Provided material
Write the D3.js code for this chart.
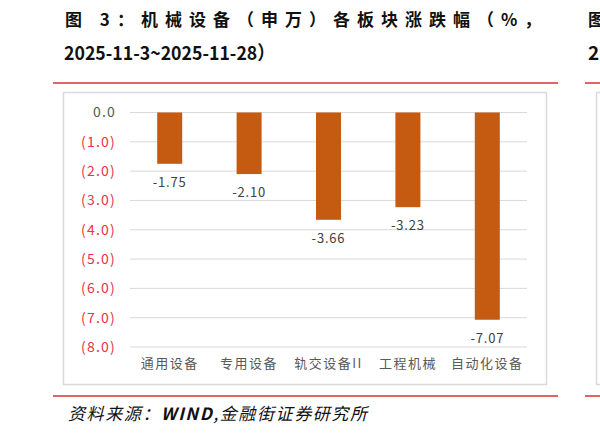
<!DOCTYPE html>
<html>
<head>
<meta charset="utf-8">
<script src="https://cdn.jsdelivr.net/npm/d3@7"></script>
<style>
  body { margin: 0; background: #fff; }
  svg { display: block; }
</style>
</head>
<body>
<div id="chart"></div>
<script>
// data
const categories = ['通用设备', '专用设备', '轨交设备II', '工程机械', '自动化设备'];
const changes = [-1.75, -2.10, -3.66, -3.23, -7.07];
const yTicks = [0, -1, -2, -3, -4, -5, -6, -7, -8];
const titleLine1 = '图 3：机械设备（申万）各板块涨跌幅（%，';
const titleLine2 = '2025-11-3~2025-11-28）';
const sourceParts = ['资料来源：', 'WIND', ',金融街证券研究所'];

const W = 600, H = 433;
const cjk = '"Noto Sans CJK SC", "Noto Sans", sans-serif';

const svg = d3.select('#chart').append('svg')
    .attr('width', W)
    .attr('height', H);

// title
svg.append('text')
    .attr('x', 65)
    .attr('y', 26)
    .attr('font-family', cjk)
    .attr('font-size', 17)
    .attr('font-weight', 'bold')
    .attr('letter-spacing', 7)
    .attr('fill', '#111')
    .text(titleLine1);

// second line is set in a condensed face in the reference: squeeze it
svg.append('text')
    .attr('x', 64)
    .attr('y', 60)
    .attr('font-family', cjk)
    .attr('font-size', 19)
    .attr('font-weight', 'bold')
    .attr('textLength', 211)
    .attr('lengthAdjust', 'spacingAndGlyphs')
    .attr('fill', '#111')
    .text(titleLine2);

// slivers of the neighbour figure at the right edge
svg.append('text').attr('x', 588).attr('y', 26)
    .attr('font-family', cjk).attr('font-size', 17).attr('font-weight', 'bold')
    .attr('fill', '#111').text('图');
svg.append('text').attr('x', 588).attr('y', 60)
    .attr('font-family', cjk).attr('font-size', 19).attr('font-weight', 'bold')
    .attr('fill', '#111').text('2');

// red rules
const red = '#e06666';
[[53, 558, 83], [585, 600, 83], [53, 558, 396], [585, 600, 396]].forEach(r => {
    svg.append('line')
        .attr('x1', r[0]).attr('x2', r[1])
        .attr('y1', r[2]).attr('y2', r[2])
        .attr('stroke', red).attr('stroke-width', 2);
});

// chart frame
svg.append('rect')
    .attr('x', 63.5).attr('y', 92.5)
    .attr('width', 483).attr('height', 292)
    .attr('fill', '#fff').attr('stroke', '#d9d9d9').attr('stroke-width', 1.5);
svg.append('rect')
    .attr('x', 596.5).attr('y', 92.5)
    .attr('width', 20).attr('height', 292)
    .attr('fill', '#fff').attr('stroke', '#d9d9d9').attr('stroke-width', 1.5);

const margin = {left: 130, right: 73, top: 112.5, bottom: 86};
const width = W - margin.left - margin.right;

const xScale = d3.scaleBand()
    .domain(categories)
    .range([0, width])
    .paddingInner(0.685)
    .paddingOuter(0.3425);

const yScale = d3.scaleLinear()
    .domain([0, -8])
    .range([0, 234.5]);

const g = svg.append('g')
    .attr('transform', 'translate(' + margin.left + ',' + margin.top + ')');

// gridlines
g.append('g').selectAll('line')
    .data(yTicks)
    .join('line')
    .attr('x1', 0).attr('x2', width)
    .attr('y1', d => yScale(d)).attr('y2', d => yScale(d))
    .attr('stroke', '#d9d9d9').attr('stroke-width', 1);

// y axis
const yAxis = d3.axisLeft(yScale)
    .tickValues(yTicks)
    .tickSize(0)
    .tickPadding(14)
    .tickFormat(d => d === 0 ? '0.0' : '(' + Math.abs(d).toFixed(1) + ')');

g.append('g')
    .attr('class', 'y axis')
    .call(yAxis)
    .call(s => s.select('.domain').remove())
    .call(s => s.selectAll('text')
        .attr('font-family', cjk)
        .attr('font-size', 14)
        .attr('letter-spacing', 1.2)
        .attr('fill', d => d === 0 ? '#595959' : '#e8334a'));

// bars
g.append('g').selectAll('rect')
    .data(categories)
    .join('rect')
    .attr('x', d => xScale(d))
    .attr('width', xScale.bandwidth())
    .attr('y', yScale(0))
    .attr('height', (d, i) => yScale(changes[i]) - yScale(0))
    .attr('fill', '#c55a11');

// value labels
g.append('g').selectAll('text')
    .data(categories)
    .join('text')
    .attr('x', d => xScale(d) + xScale.bandwidth() / 2)
    .attr('y', (d, i) => yScale(changes[i]) + 23)
    .attr('text-anchor', 'middle')
    .attr('font-family', cjk)
    .attr('font-size', 13)
    .attr('letter-spacing', 0.8)
    .attr('fill', '#404040')
    .text((d, i) => changes[i].toFixed(2));

// x axis labels
const xAxis = d3.axisBottom(xScale).tickSize(0).tickPadding(12);
g.append('g')
    .attr('class', 'x axis')
    .attr('transform', 'translate(0,' + yScale(-8) + ')')
    .call(xAxis)
    .call(s => s.select('.domain').remove())
    .call(s => s.selectAll('text')
        .attr('font-family', cjk)
        .attr('font-size', 13)
        .attr('letter-spacing', 1.5)
        .attr('fill', '#595959'));

// source note
const src = svg.append('text')
    .attr('x', 68)
    .attr('y', 420)
    .attr('font-family', cjk)
    .attr('font-size', 17)
    .attr('font-style', 'italic')
    .attr('letter-spacing', 1.6)
    .attr('fill', '#111');
src.selectAll('tspan')
    .data(sourceParts)
    .join('tspan')
    .attr('font-weight', (d, i) => i === 1 ? 'bold' : 'normal')
    .text(d => d);
</script>
</body>
</html>
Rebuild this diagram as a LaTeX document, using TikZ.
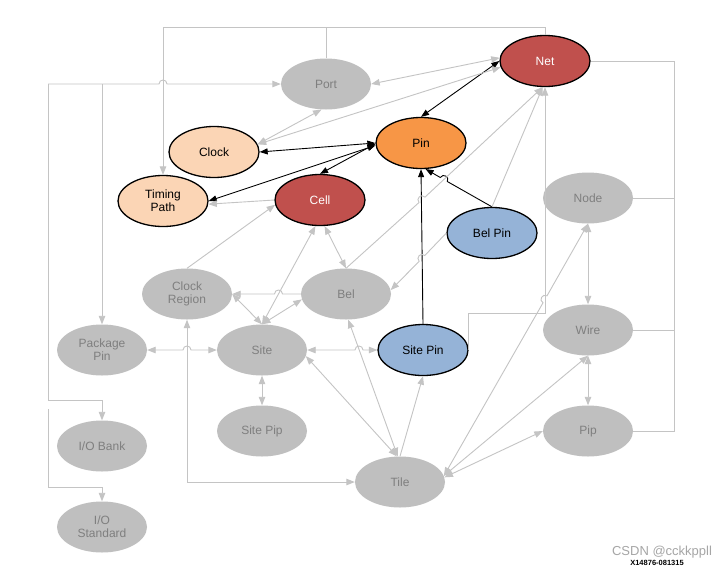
\documentclass[tikz,border=0pt]{standalone}
\usepackage{fontspec}
\setmainfont{Liberation Sans}
\usetikzlibrary{arrows.meta,shapes.geometric}
\definecolor{gfill}{HTML}{BFBFBF}
\definecolor{gtext}{HTML}{7F7F7F}
\definecolor{gline}{HTML}{C4C4C4}
\definecolor{cpeach}{HTML}{FBD5B5}
\definecolor{cred}{HTML}{C0504D}
\definecolor{corange}{HTML}{F79646}
\definecolor{cblue}{HTML}{95B3D7}
\definecolor{wmark}{HTML}{A6A6A6}
\begin{document}
\begin{tikzpicture}[x=1pt,y=-1pt,
  base/.style={ellipse, minimum width=90pt, minimum height=51pt, inner sep=0pt, align=center, font=\fontsize{12}{13}\selectfont},
  gnode/.style={base, fill=gfill, text=gtext},
  cnode/.style={base, draw=black, line width=1.3pt},
  gl/.style={draw=gline, line width=0.9pt},
  ga/.style={gl, -{Triangle[length=8.5pt,width=6.5pt]}},
  gaa/.style={gl, {Triangle[length=8.5pt,width=6.5pt]}-{Triangle[length=8.5pt,width=6.5pt]}},
  bl/.style={draw=black, line width=0.9pt},
  ba/.style={bl, -{Triangle[length=8pt,width=6pt]}},
  baa/.style={bl, {Triangle[length=8pt,width=6pt]}-{Triangle[length=8pt,width=6pt]}},
]
\fill[white] (0,0) rectangle (727,568);
\useasboundingbox (0,0) rectangle (727,568);

% nodes
\node[gnode] (port) at (326,84) {Port};
\node[cnode, fill=cred, text=white] (net) at (545,61) {Net};
\node[cnode, fill=corange] (pin) at (421,143) {Pin};
\node[cnode, fill=cpeach] (clock) at (214,152) {Clock};
\node[cnode, fill=cpeach] (tp) at (163,201) {Timing\\Path};
\node[cnode, fill=cred, text=white] (cell) at (320,200) {Cell};
\node[cnode, fill=cblue] (belpin) at (492,233) {Bel Pin};
\node[gnode] (nd) at (588,198) {Node};
\node[gnode] (cr) at (187,294) {Clock\\Region};
\node[gnode] (bel) at (346,294) {Bel};
\node[gnode] (pkg) at (102,350) {Package\\Pin};
\node[gnode] (site) at (262,350) {Site};
\node[cnode, fill=cblue] (sitepin) at (423,350) {Site Pin};
\node[gnode] (wire) at (588,330) {Wire};
\node[gnode] (sitepip) at (262,431) {Site Pip};
\node[gnode] (iob) at (102,446) {I/O Bank};
\node[gnode] (pip) at (588,431) {Pip};
\node[gnode] (tile) at (400,482) {Tile};
\node[gnode] (iostd) at (102,527) {I/O\\Standard};

% free ends
\coordinate (lt) at (48,84);
\coordinate (lb) at (48,409);

% black connectors
\draw[baa] (net.west) -- (pin.north);
\draw[baa] (pin.west) -- (clock.east);
\draw[baa] (pin.181) -- (cell.north);
\draw[baa] (pin.183) -- (tp.east);
\draw[ba] (sitepin.north) -- (pin.south);
\draw[ba] (belpin.north) -- (447.3,181.5) .. controls (450.0,176.9) and (443.0,172.9) .. (440.3,177.5) -- (pin.-80);

% gray connectors
\draw[ga] (net.north) -- (545,27) -- (163,27) -- (tp.north);
\draw[gl] (port.north) -- (326,27);
\draw[ga] (lt) -- (159,84) .. controls (159,78.7) and (167,78.7) .. (167,84) -- (port.west);
\draw[ga] (102,84) -- (pkg.north);
\draw[ga] (lt) -- (48,400) -- (102,400) -- (iob.north);
\draw[ga] (lb) -- (48,487) -- (102,487) -- (iostd.north);
\draw[gaa] (port.east) -- (net.176);
\draw[gaa] (clock.10) -- (port.-100);
\draw[gaa] (clock.10) -- (net.188);
\draw[ga] (cell.west) -- (tp.-4);
\draw[ga] (cr.north) -- (cell.186);
\draw[gaa] (cell.-80) -- (bel.north);
\draw[gaa] (cell.-100) -- (site.north);
\draw[ga] (bel.north) -- (419.0,202.5) .. controls (415.4,198.6) and (421.4,193.2) .. (425.0,197.1) -- (net.-95);
\draw[ga] (belpin.west) -- (424.8,255.5) .. controls (421.0,251.8) and (415.4,257.6) .. (419.2,261.3) -- (bel.5);
\draw[ga] (belpin.north) -- (net.-95);
\draw[ga] (sitepin.east) |- (545,313) -- (net.south);
\draw[gl] (net.east) -| (674,431) -- (pip.east);
\draw[gl] (nd.east) -- (674,198);
\draw[gl] (wire.east) -- (674,330);
\draw[gaa] (nd.south) -- (wire.north);
\draw[gaa] (wire.south) -- (pip.north);
\draw[gaa] (tile.8) -- (543.0,302.8) .. controls (538.4,300.2) and (542.4,293.2) .. (547.0,295.8) -- (nd.south);
\draw[gaa] (tile.8) -- (wire.south);
\draw[gaa] (tile.6) -- (pip.west);
\draw[gaa] (site.north) -- (cr.east);
\draw[gaa] (site.north) -- (bel.187);
\draw[ga] (bel.west) -- (282.5,294) .. controls (282.5,288.7) and (274.5,288.7) .. (274.5,294) -- (cr.east);
\draw[gaa] (pkg.east) -- (183,350) .. controls (183,344.7) and (191,344.7) .. (191,350) -- (site.west);
\draw[gaa] (tile.west) -- (187,482) -- (cr.south);
\draw[gaa] (site.east) -- (355,350) .. controls (355,344.7) and (363,344.7) .. (363,350) -- (sitepin.west);
\draw[gaa] (sitepip.north) -- (site.south);
\draw[gaa] (site.-8) -- (tile.97);
\draw[gaa] (bel.-85) -- (tile.95);
\draw[ga] (tile.north) -- (sitepin.south);

% watermark texts
\node[font=\fontsize{13}{13}\selectfont, text=wmark, anchor=base] (wm1) at (662,555) {CSDN @cckkppll};
\node[font=\bfseries\fontsize{7.5}{8}\selectfont, anchor=base] (wm2) at (657,565) {X14876-081315};
\end{tikzpicture}
\end{document}
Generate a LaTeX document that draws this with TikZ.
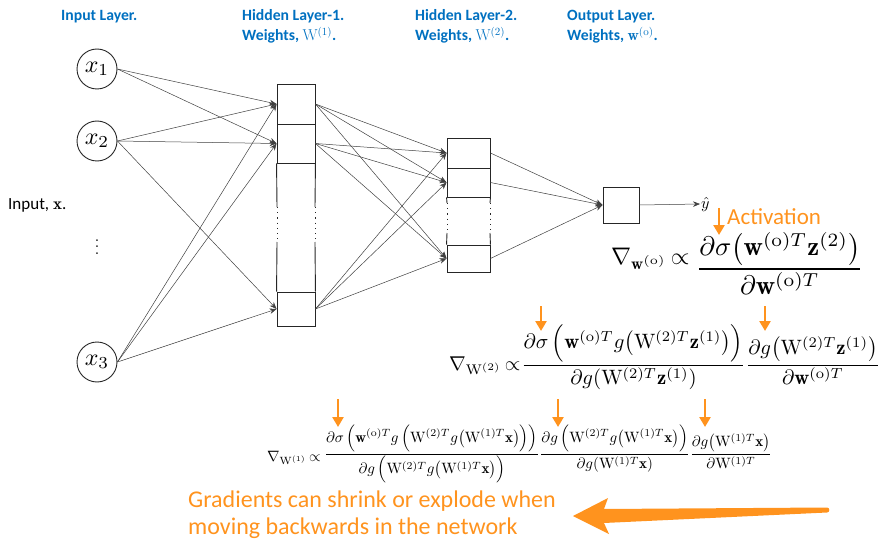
\documentclass[tikz,border=0pt]{standalone}
\usepackage{amsmath}
\usepackage{graphicx}
\usepackage{fontspec}
\newfontfamily\carl{Carlito}
\usetikzlibrary{arrows.meta}
\definecolor{layerblue}{HTML}{0070C0}
\definecolor{gradorange}{HTML}{FF931E}

\begin{document}
\begin{tikzpicture}[x=1pt,y=-1pt,
  neuron/.style={circle,draw=black!85,line width=0.9pt,minimum size=40pt,inner sep=0pt},
  cell/.style={draw=black!85,line width=0.9pt,inner sep=0pt},
  boxside/.style={draw=black!85,line width=0.9pt},
  boxgap/.style={draw=black!85,line width=0.9pt,dash pattern=on 1.2pt off 4pt},
  conn/.style={draw=black!75,line width=0.5pt,-{Stealth[length=7pt,width=5.5pt]}},
  layerlbl/.style={anchor=base west,inner sep=0pt,text=layerblue,
                   font=\carl\bfseries\fontsize{15.7}{19}\selectfont},
  pointer/.style={draw=gradorange,line width=2.7pt,-{Triangle[length=10pt,width=11pt]}},
  note/.style={anchor=base west,inner sep=0pt,text=gradorange,
               font=\carl\fontsize{24}{29}\selectfont},
  eq/.style={anchor=base west,inner sep=0pt},
]
\useasboundingbox (0,0) rectangle (883,540);

% layer titles
\node[layerlbl] (lin)  at (61,21)  {Input Layer.};
\node[layerlbl] (lh1a) at (242,21) {Hidden Layer-1.};
\node[layerlbl] (lh1b) at (242,41) {Weights, $\mathrm{W}^{(1)}$.};
\node[layerlbl] (lh2a) at (415,21) {Hidden Layer-2.};
\node[layerlbl] (lh2b) at (415,41) {Weights, $\mathrm{W}^{(2)}$.};
\node[layerlbl] (loa)  at (567,21) {Output Layer.};
\node[layerlbl] (lob)  at (567,41) {Weights, $\mathbf{w}^{(\mathrm{o})}$.};

% input neurons
\node[neuron] (x1) at (97,69)  {\scalebox{2.4}{$x_1$}};
\node[neuron] (x2) at (97,141) {\scalebox{2.4}{$x_2$}};
\node[neuron] (x3) at (97,362) {\scalebox{2.4}{$x_3$}};
\node[scale=1.6] (vd) at (97,242) {$\vdots$};
\node[eq,font=\carl\fontsize{17}{20}\selectfont] (inlbl) at (8,210) {Input, $\mathbf{x}$.};

% hidden layer 1
\node[cell,minimum width=38pt,minimum height=40pt] (h11) at (296,104) {};
\node[cell,minimum width=38pt,minimum height=39pt] (h12) at (296,143.5) {};
\node[cell,minimum width=38pt,minimum height=34pt] (h1n) at (296,309) {};
\draw[boxside] (h12.south west) -- (277,207) (277,242) -- (h1n.north west);
\draw[boxside] (h12.south east) -- (315,207) (315,242) -- (h1n.north east);
\draw[boxgap] (277,207) -- (277,242) (315,207) -- (315,242);

% hidden layer 2
\node[cell,minimum width=43pt,minimum height=30pt] (h21) at (468.5,153) {};
\node[cell,minimum width=43pt,minimum height=29pt] (h22) at (468.5,182.5) {};
\node[cell,minimum width=43pt,minimum height=27pt] (h2n) at (468.5,258.5) {};
\draw[boxside] (h22.south west) -- (447,203) (447,233) -- (h2n.north west);
\draw[boxside] (h22.south east) -- (490,203) (490,233) -- (h2n.north east);
\draw[boxgap] (447,203) -- (447,233) (490,203) -- (490,233);

% output unit
\node[cell,minimum size=36pt] (out) at (621,205) {};
\node[anchor=west,inner sep=1pt] (yh) at (700,204) {\scalebox{1.6}{$\hat{y}$}};

% weights
\foreach \t in {h11,h12} \draw[conn] (x1.east) -- (\t.west);
\foreach \s in {x2,x3} \foreach \t in {h11,h12,h1n} \draw[conn] (\s.east) -- (\t.west);
\foreach \s in {h11,h12,h1n} \foreach \t in {h21,h22,h2n} \draw[conn] (\s.east) -- (\t.west);
\foreach \s in {h21,h22,h2n} \draw[conn] (\s.east) -- (out.west);
\draw[conn] (out.east) -- (yh.west);

% gradient of the output weights
\node[eq,text=gradorange,font=\carl\fontsize{23}{28}\selectfont] (act) at (727,225) {Activation};
\coordinate (p1s) at (719,208); \coordinate (p1e) at (719,235);
\draw[pointer] (p1s) -- (p1e);
\node[eq] (g1pre) at (611,264) {\scalebox{2.4}{$\nabla_{\mathbf{w}^{(\mathrm{o})}}\mkern3mu{\propto}$}};
\node[eq] (g1frac) at (696,275.7)
  {\scalebox{2.68}{$\displaystyle\frac{\partial\sigma\big(\mathbf{w}^{(\mathrm{o})T}\mathbf{z}^{(2)}\big)}{\partial\mathbf{w}^{(\mathrm{o})T}}$}};

% gradient of the second hidden layer
\coordinate (p2s) at (541,306); \coordinate (p2e) at (541,331);
\coordinate (p3s) at (765,306); \coordinate (p3e) at (765,331);
\draw[pointer] (p2s) -- (p2e);
\draw[pointer] (p3s) -- (p3e);
\node[eq] (g2pre) at (449,370) {\scalebox{2.0}{$\nabla_{\mathrm{W}^{(2)}}\mkern3mu{\propto}$}};
\node[eq] (g2frac) at (521,370.2)
  {\scalebox{2.08}{$\displaystyle\frac{\partial\sigma\,\Big(\mathbf{w}^{(\mathrm{o})T}g\big(\mathrm{W}^{(2)T}\mathbf{z}^{(1)}\big)\Big)}{\partial g(\mathrm{W}^{(2)T}\mathbf{z}^{(1)})}
    \frac{\partial g\big(\mathrm{W}^{(2)T}\mathbf{z}^{(1)}\big)}{\partial\mathbf{w}^{(\mathrm{o})T}}$}};

% gradient of the first hidden layer
\coordinate (p4s) at (338,399); \coordinate (p4e) at (338,427);
\coordinate (p5s) at (558,399); \coordinate (p5e) at (558,427);
\coordinate (p6s) at (705,399); \coordinate (p6e) at (705,427);
\draw[pointer] (p4s) -- (p4e);
\draw[pointer] (p5s) -- (p5e);
\draw[pointer] (p6s) -- (p6e);
\node[eq] (g3pre) at (267,461) {\scalebox{1.5}{$\nabla_{\mathrm{W}^{(1)}}\mkern3mu{\propto}$}};
\node[eq] (g3frac) at (324,457.8)
  {\scalebox{1.5}{$\displaystyle\frac{\partial\sigma\,\Big(\mathbf{w}^{(\mathrm{o})T}g\,\Big(\mathrm{W}^{(2)T}g\big(\mathrm{W}^{(1)T}\mathbf{x}\big)\Big)\Big)}{\partial g\,\Big(\mathrm{W}^{(2)T}g\big(\mathrm{W}^{(1)T}\mathbf{x}\big)\Big)}
    \frac{\partial g\,\Big(\mathrm{W}^{(2)T}g\big(\mathrm{W}^{(1)T}\mathbf{x}\big)\Big)}{\partial g(\mathrm{W}^{(1)T}\mathbf{x})}
    \frac{\partial g\big(\mathrm{W}^{(1)T}\mathbf{x}\big)}{\partial\mathrm{W}^{(1)T}}$}};

% backward note with its tapered arrow
\node[note] (n1) at (188,507) {Gradients can shrink or explode when};
\node[note] (n2) at (188,534) {moving backwards in the network};
\fill[gradorange] (573,516) -- (608,498) -- (604,509) -- (827,507.5)
  .. controls (830,507.5) and (830,512.5) .. (827,512.5)
  -- (604,523) -- (609,534) -- cycle;
\end{tikzpicture}
\end{document}
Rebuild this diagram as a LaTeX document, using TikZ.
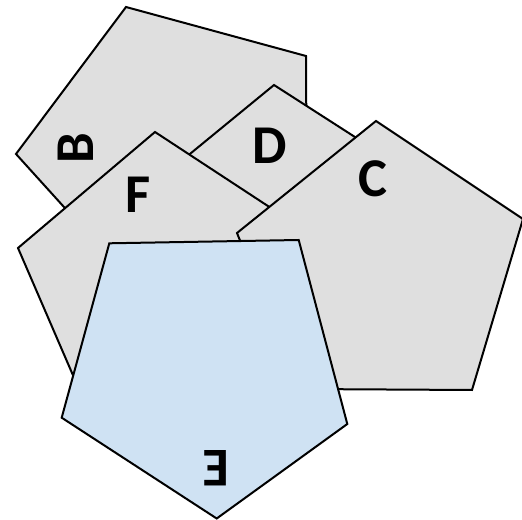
\documentclass[tikz,border=0pt]{standalone}
\usepackage{fontspec}
\setmainfont{Carlito}
\begin{document}
\begin{tikzpicture}[x=0.75pt,y=-0.75pt,
  tile/.style={draw=black,line width=1.5pt,line join=miter},
  greytile/.style={tile,fill=tilegrey},
  bluetile/.style={tile,fill=tileblue},
  letter/.style={inner sep=0pt,outer sep=0pt,font=\fontsize{41}{41}\selectfont\bfseries}]
\definecolor{tilegrey}{HTML}{DFDFDF}
\definecolor{tileblue}{HTML}{CFE2F3}
\useasboundingbox (0,0) rectangle (522,520);

% pentagons, back to front
\path[greytile] (126,7) -- (306,56) -- (307,246) -- (140,291) -- (16,154) -- cycle;   % B
\path[greytile] (274,85) -- (425,182) -- (380,356) -- (200,367) -- (135,199) -- cycle; % D
\path[greytile] (155,132) -- (306,231) -- (261,403) -- (88,410) -- (18,248) -- cycle;  % F
\path[greytile] (376,121) -- (523,219) -- (472,390) -- (300,389) -- (237,233) -- cycle; % C
\path[bluetile] (109.3,243.3) -- (298.7,240) -- (347.3,424) -- (216.7,518.5) -- (61.7,417.7) -- cycle; % E

% letters
\node[letter,rotate=90]  (labB) at (76,148.5)  {B};
\node[letter]            (labD) at (270,145.5) {D};
\node[letter]            (labF) at (138,194.5) {F};
\node[letter]            (labC) at (372.5,178.5) {C};
\node[letter,rotate=180] (labE) at (215.7,468) {E};
\end{tikzpicture}
\end{document}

Set task
Identify and extract each line of the listing that contains "this".

Answer in full
Write the D3.js code for this chart.
Rebuild this diagram as a LaTeX document, using TikZ.
Generate a LaTeX document that draws this with TikZ.
Rebuild this diagram as a LaTeX document, using TikZ.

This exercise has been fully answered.